Alexander und Margarete Mitscherlich: Die Unfähigkeit zu trauern. Piper. München 2007.

Ginette Raimbault: Lorsque l’enfant disparaît. O. Jacob. Paris 2011.

Statistisches Bundesamt: Entwicklung der Lebenserwartung bei Geburt in Deutschland nach Geschlecht in den Jahren von 1950 bis 2060. Juli 2020. https://de.statista.com/statistik/daten/studie/273406/umfrage/entwicklung-der-lebenserwartung-bei-geburt--in-deutschland-nach-geschlecht/ (Zugriff: 8.7.2021).

UNICEF: Rapport Innocenti. Firenze 2011.

MARCUS TULLIUS CICERO

Tullia war tot, vor einem Jahr gestorben, zum unbeschreiblichen Schmerz des Vaters, dem sie das Liebste auf Erden gewesen war. Max Brod. Armer Cicero, 1955

Marcus Tullius Cicero ist der berühmteste Redner, den das alte Rom hervorgebracht hat. Sein Aufstieg war das Produkt von Talent, Tüchtigkeit und Ehrgeiz. Als »homo novus«, als Aufsteiger oder Emporkömmling, der am 3. Januar 106 v. Chr. in einer bescheidenen Familie in Arpinum geboren wurde, gelang es ihm, die höchsten Ämter im Staat einzunehmen. Besonders stolz war er darauf, dass er alle Ämter zum frühestmöglichen Zeitpunkt (»suo anno«) bekleidete. Den Höhepunkt seiner politischen Laufbahn erreichte er als Konsul, im Jahre 63 v. Chr., indem er die Verschwörung des Catilina aufdeckte und die Staatsfeinde mit großer Festigkeit unschädlich machte.
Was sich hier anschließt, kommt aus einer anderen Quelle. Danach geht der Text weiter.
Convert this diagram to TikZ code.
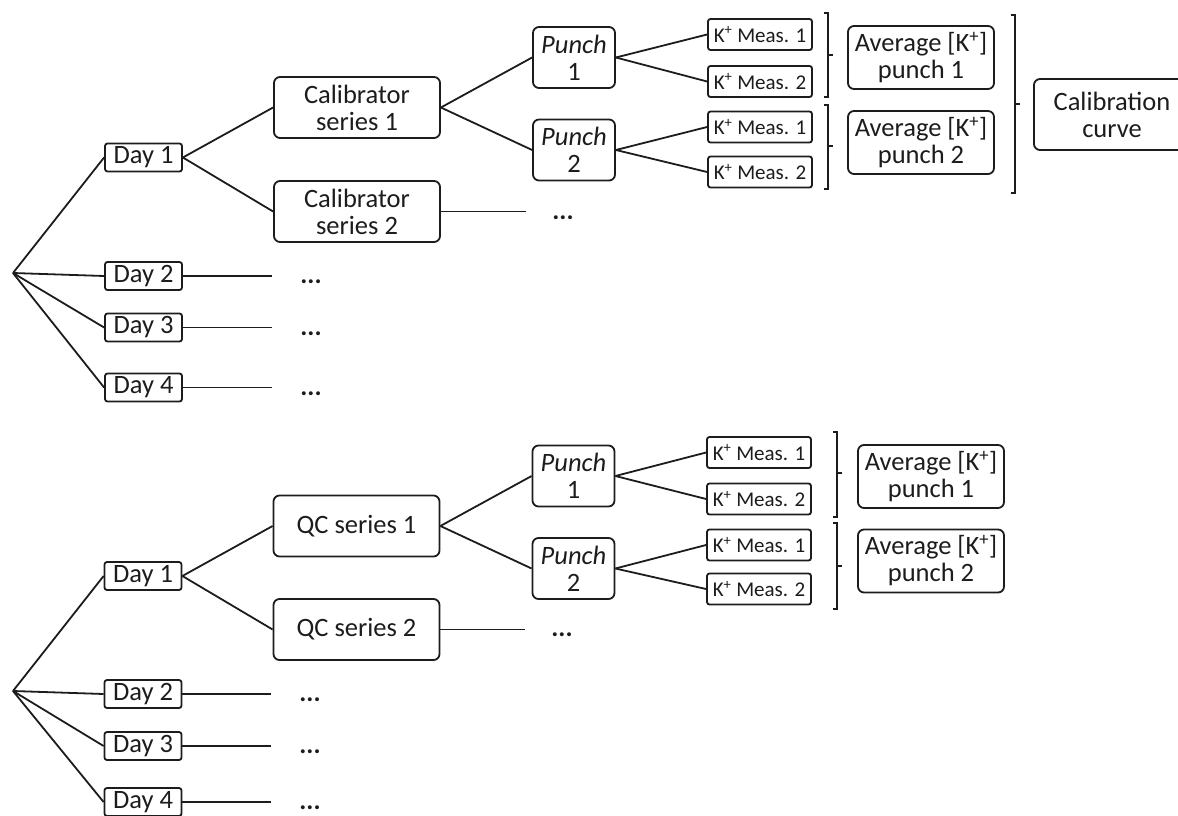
\documentclass[tikz,border=0pt]{standalone}
\usepackage{fontspec}
\setmainfont{Carlito}
\newcommand{\mainsize}{\fontsize{26.5}{27}\selectfont}
\newcommand{\meassize}{\fontsize{21}{22}\selectfont}
\newcommand{\Kp}{K\textsuperscript{+}}
\definecolor{ink}{HTML}{1C1C1C}
\begin{document}
\begin{tikzpicture}[x=1pt,y=-1pt,line width=1.8pt,color=ink,
  box/.style={draw,rounded corners=6pt,align=center,inner sep=0pt,font=\mainsize},
  daybox/.style={draw,rounded corners=2.5pt,inner sep=0pt,minimum width=77pt,minimum height=28pt,font=\mainsize},
  seriesbox/.style={box,minimum width=166pt,minimum height=61pt},
  punchbox/.style={box,minimum width=82pt,minimum height=61pt},
  measbox/.style={draw,rounded corners=2.5pt,inner sep=0pt,minimum width=104pt,minimum height=31pt,font=\meassize},
  avgbox/.style={box,minimum width=146pt,minimum height=63pt},
  curvebox/.style={box,minimum width=156pt,minimum height=71pt},
  more/.style={font=\mainsize\bfseries,anchor=base,inner sep=0pt},
  link/.style={line width=1.8pt},
  brk/.style={line width=1.8pt}]
\useasboundingbox (0,0) rectangle (1178,816);

% ---------- calibrator tree ----------
\coordinate (r) at (13,273);
\node[daybox] (d1) at (143.5,157.5) {Day 1};
\node[daybox] (d2) at (143.5,276) {Day 2};
\node[daybox] (d3) at (143.5,327.5) {Day 3};
\node[daybox] (d4) at (143.5,387.5) {Day 4};
\node[seriesbox] (c1) at (357,107.5) {Calibrator\\series 1};
\node[seriesbox] (c2) at (357,211.5) {Calibrator\\series 2};
\node[punchbox] (p1) at (574,57.5) {\textit{Punch}\\1};
\node[punchbox] (p2) at (574,150) {\textit{Punch}\\2};
\node[measbox] (m11) at (760,34.5) {\Kp{} Meas. 1};
\node[measbox] (m12) at (760,81.5) {\Kp{} Meas. 2};
\node[measbox] (m21) at (760,127) {\Kp{} Meas. 1};
\node[measbox] (m22) at (760,172) {\Kp{} Meas. 2};
\node[avgbox] (a1) at (921,57.5) {Average [\Kp]\\punch 1};
\node[avgbox] (a2) at (921,142.5) {Average [\Kp]\\punch 2};
\node[curvebox] (cc) at (1112,114.5) {Calibration\\curve};

\coordinate (e2) at (272,276);
\coordinate (e3) at (272,327.5);
\coordinate (e4) at (272,387.5);
\coordinate (ec) at (526,211.5);
\node[more] (x2) at (311,283) {...};
\node[more] (x3) at (311,335) {...};
\node[more] (x4) at (311,395) {...};
\node[more] (xc) at (563,219) {...};

\foreach \d in {d1,d2,d3,d4} \draw[link] (r) -- (\d.west);
\draw[link] (d1.east) -- (c1.west);
\draw[link] (d1.east) -- (c2.west);
\draw[link] (d2.east) -- (e2);
\draw[link] (d3.east) -- (e3);
\draw[link] (d4.east) -- (e4);
\draw[link] (c2.east) -- (ec);
\draw[link] (c1.east) -- (p1.west);
\draw[link] (c1.east) -- (p2.west);
\draw[link] (p1.east) -- (m11.west);
\draw[link] (p1.east) -- (m12.west);
\draw[link] (p2.east) -- (m21.west);
\draw[link] (p2.east) -- (m22.west);

% brackets
\draw[brk] (824,13) -- (828,13) -- (828,97) -- (824,97);
\draw[brk] (828,55) -- (833,55);
\draw[brk] (824,105) -- (828,105) -- (828,189) -- (824,189);
\draw[brk] (828,146) -- (833,146);
\draw[brk] (1011,15) -- (1015,15) -- (1015,193) -- (1011,193);
\draw[brk] (1015,104) -- (1020,104);

% ---------- QC tree ----------
\coordinate (R) at (13,691);
\node[daybox] (D1) at (143,576) {Day 1};
\node[daybox] (D2) at (143,694) {Day 2};
\node[daybox] (D3) at (143,746) {Day 3};
\node[daybox] (D4) at (143,802) {Day 4};
\node[seriesbox] (q1) at (356.5,526) {QC series 1};
\node[seriesbox] (q2) at (356.5,629.5) {QC series 2};
\node[punchbox] (P1) at (573.5,476) {\textit{Punch}\\1};
\node[punchbox] (P2) at (573.5,568.5) {\textit{Punch}\\2};
\node[measbox] (M11) at (759,452.5) {\Kp{} Meas. 1};
\node[measbox] (M12) at (759,499) {\Kp{} Meas. 2};
\node[measbox] (M21) at (759,545) {\Kp{} Meas. 1};
\node[measbox] (M22) at (759,589) {\Kp{} Meas. 2};
\node[avgbox] (A1) at (931,476.5) {Average [\Kp]\\punch 1};
\node[avgbox] (A2) at (931,561) {Average [\Kp]\\punch 2};

\coordinate (E2) at (271,694);
\coordinate (E3) at (271,746);
\coordinate (E4) at (271,802);
\coordinate (EQ) at (525,629.5);
\node[more] (X2) at (310,701) {...};
\node[more] (X3) at (310,753) {...};
\node[more] (X4) at (310,809) {...};
\node[more] (XQ) at (562,636) {...};

\foreach \d in {D1,D2,D3,D4} \draw[link] (R) -- (\d.west);
\draw[link] (D1.east) -- (q1.west);
\draw[link] (D1.east) -- (q2.west);
\draw[link] (D2.east) -- (E2);
\draw[link] (D3.east) -- (E3);
\draw[link] (D4.east) -- (E4);
\draw[link] (q2.east) -- (EQ);
\draw[link] (q1.east) -- (P1.west);
\draw[link] (q1.east) -- (P2.west);
\draw[link] (P1.east) -- (M11.west);
\draw[link] (P1.east) -- (M12.west);
\draw[link] (P2.east) -- (M21.west);
\draw[link] (P2.east) -- (M22.west);

\draw[brk] (833,432) -- (837,432) -- (837,517) -- (833,517);
\draw[brk] (837,473) -- (842,473);
\draw[brk] (833,523) -- (837,523) -- (837,609) -- (833,609);
\draw[brk] (837,566) -- (842,566);
\end{tikzpicture}
\end{document}
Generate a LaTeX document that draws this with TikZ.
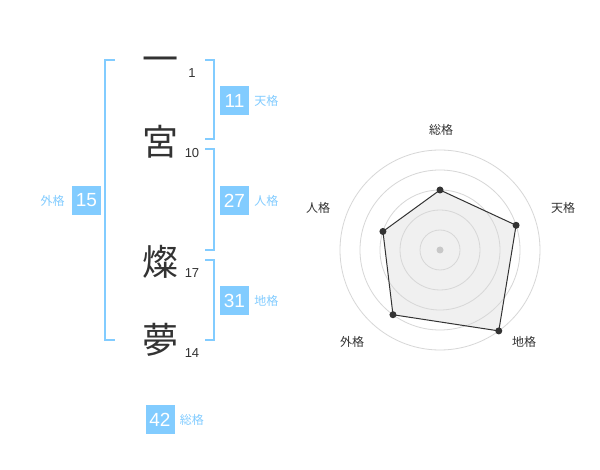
\documentclass[tikz,border=0pt]{standalone}
\usepackage{fontspec}
\setmainfont{Liberation Sans}
\newfontfamily\jpfont{Noto Sans CJK JP}
\usetikzlibrary{positioning}
\definecolor{skyblue}{RGB}{130,204,255}
\definecolor{inkgray}{RGB}{51,51,51}
\definecolor{ringgray}{RGB}{215,215,215}
\definecolor{fillgray}{RGB}{240,240,240}
\definecolor{dotgray}{RGB}{200,200,200}
\tikzset{
  kanji/.style={inner sep=0pt, text=inkgray, font=\jpfont\fontsize{36}{36}\selectfont},
  strokes/.style={inner sep=0pt, text=inkgray, font=\fontsize{13}{13}\selectfont},
  valbox/.style={fill=skyblue, text=white, minimum size=29pt, inner sep=0pt, font=\fontsize{19}{19}\selectfont},
  kaku/.style={inner sep=0pt, text=skyblue, font=\jpfont\fontsize{12}{12}\selectfont},
  bracket/.style={draw=skyblue, line width=2pt},
  axislabel/.style={inner sep=0pt, text=inkgray, font=\jpfont\fontsize{12}{12}\selectfont},
}
\begin{document}
\begin{tikzpicture}[x=1pt, y=-1pt]
    \useasboundingbox[fill=white] (0,0) rectangle (600,470);

    % Name characters
    \node[kanji] (c1) at (160,64.5) {一};
    \node[kanji] (c2) at (160,142) {宮};
    \node[kanji] (c3) at (160,262) {燦};
    \node[kanji] (c4) at (160,340) {夢};

    % Stroke counts
    \node[strokes] (n1) at (192,73) {1};
    \node[strokes] (n2) at (192,153) {10};
    \node[strokes] (n3) at (192,273) {17};
    \node[strokes] (n4) at (192,353) {14};

    % Brackets
    \draw[bracket] (115,60) -- (105,60) -- (105,340) -- (115,340);
    \draw[bracket] (205,60) -- (214,60) -- (214,139) -- (205,139);
    \draw[bracket] (205,149) -- (214,149) -- (214,250) -- (205,250);
    \draw[bracket] (205,260) -- (214,260) -- (214,340) -- (205,340);

    % Values
    \node[valbox] (ten) at (234.5,100.5) {11};
    \node[kaku, right=5pt of ten] (tenl) {天格};
    \node[valbox] (jin) at (234.5,200.5) {27};
    \node[kaku, right=5pt of jin] (jinl) {人格};
    \node[valbox] (chi) at (234.5,300.5) {31};
    \node[kaku, right=5pt of chi] (chil) {地格};
    \node[valbox] (gai) at (86.5,200.5) {15};
    \node[kaku, left=7pt of gai] (gail) {外格};
    \node[valbox] (sou) at (160,419.5) {42};
    \node[kaku, right=5pt of sou] (soul) {総格};

    % Radar chart
    \coordinate (ctr) at (440,250);
    \foreach \a/\r/\n in {-90/60/p1, -18/80/p2, 54/100/p3, 126/80/p4, 198/60/p5}
        \coordinate (\n) at ([shift={(\a:\r)}]ctr);
    \fill[fillgray] (p1) -- (p2) -- (p3) -- (p4) -- (p5) -- cycle;
    \foreach \r in {20,40,...,100}
        \draw[ringgray, line width=0.8pt] (ctr) circle[radius=\r];
    \draw[inkgray, line width=1pt] (p1) -- (p2) -- (p3) -- (p4) -- (p5) -- cycle;
    \foreach \n in {p1,p2,p3,p4,p5}
        \fill[inkgray] (\n) circle[radius=3.5];
    \fill[dotgray] (ctr) circle[radius=3.5];

    \node[axislabel] (ax1) at (441,130) {総格};
    \node[axislabel] (ax2) at (563,208) {天格};
    \node[axislabel] (ax3) at (524,342) {地格};
    \node[axislabel] (ax4) at (352,342) {外格};
    \node[axislabel] (ax5) at (318,208) {人格};
\end{tikzpicture}
\end{document}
Mit naiver Eitelkeit feierte der »Vater des Vaterlandes« seine Rettungstat in dem Gedicht »De consulatu«, worin er Rom dafür glücklich pries, dass es dank seines Konsulats wiedergeboren wurde: »O fortunatam natam me consule Romam!«

Dank der fast 1000 überlieferten Briefe, die er an seine Freunde schrieb – Ciceros Korrespondenz ist die umfangreichste und kunstvollste der lateinischen Literatur –, ist das Privatleben Ciceros ziemlich gut bekannt, mit Ausnahme seiner frühen Jahre, als er sich einen Namen als Gerichtsredner machte, Terentia, eine Frau aus altem und reichem Adelsgeschlecht heiratete und mit ihrer Mitgift einige Landgüter und Villen erwarb.

Tulliola deliciae nostrae

Die Forschung nimmt heute an, dass er Terentia im Jahre 77 heiratete und seine einzige Tochter Tullia am 5. August 76 geboren wurde. Cicero berichtete voller Stolz an seinen Freund Atticus, dass Tullia sehr aufgeweckt sei und schon mit fünf Jahren juristische Fachausdrücke wie »Sponsor« verwende. Alle Zeugnisse belegen, dass er diese Tochter unendlich liebte (»Tulliola deliciae nostrae« – die kleine Tullia ist unsere Freude«, schreibt er an Atticus, sie ist das »Licht seines Daseins«, die »Vielgeliebte«, und »Allersüßeste« – »suavissima«), Marion Giebel nennt die »väterliche Liebe zu Tullia eine Beziehung, die an Innigkeit in der Antike ohne Beispiel ist.« Cicero war narzisstisch in sie vernarrt, da er in ihr sein Ebenbild zu erkennen glaubte. Mit Entzücken entdeckte er bei dem »Töchterchen« dieselbe Intelligenz, dieselben Gesichtszüge, dieselbe Stimme, dasselbe Wesen. (»Quid quod … desidero filiam? … effigiem oris, sermonis, animi mei …«, berichtet er an den Bruder Quintus.) Wenn sie erkrankte, litt er Qualen (»excruciat me valetudo Tulliae nostrae«). Als sie acht Jahre alt war, verlobte er sie mit Calpurnius Piso. (»Tulliolam Pisoni despondimus«, ad Att. 1,3). Die Heirat fand fünf Jahre später statt, in einem Alter, das in Rom nicht unüblich war. Als Piso nach wenigen Jahren starb, litt Tullia sehr unter diesem Verlust. Nach dem Willen ihres Vaters heiratete sie ein Jahr später Furius Crassipes, der dem hohen Adel angehörte und über großen Reichtum verfügte. Cicero schätzte vor allem die ausgedehnten Gärten seines Schwiegersohnes und empfing dort seine Gäste. Diese zweite Ehe, die sich als wenig glücklich erwies, wurde nach zwei oder drei Jahren durch eine Scheidung wieder gelöst.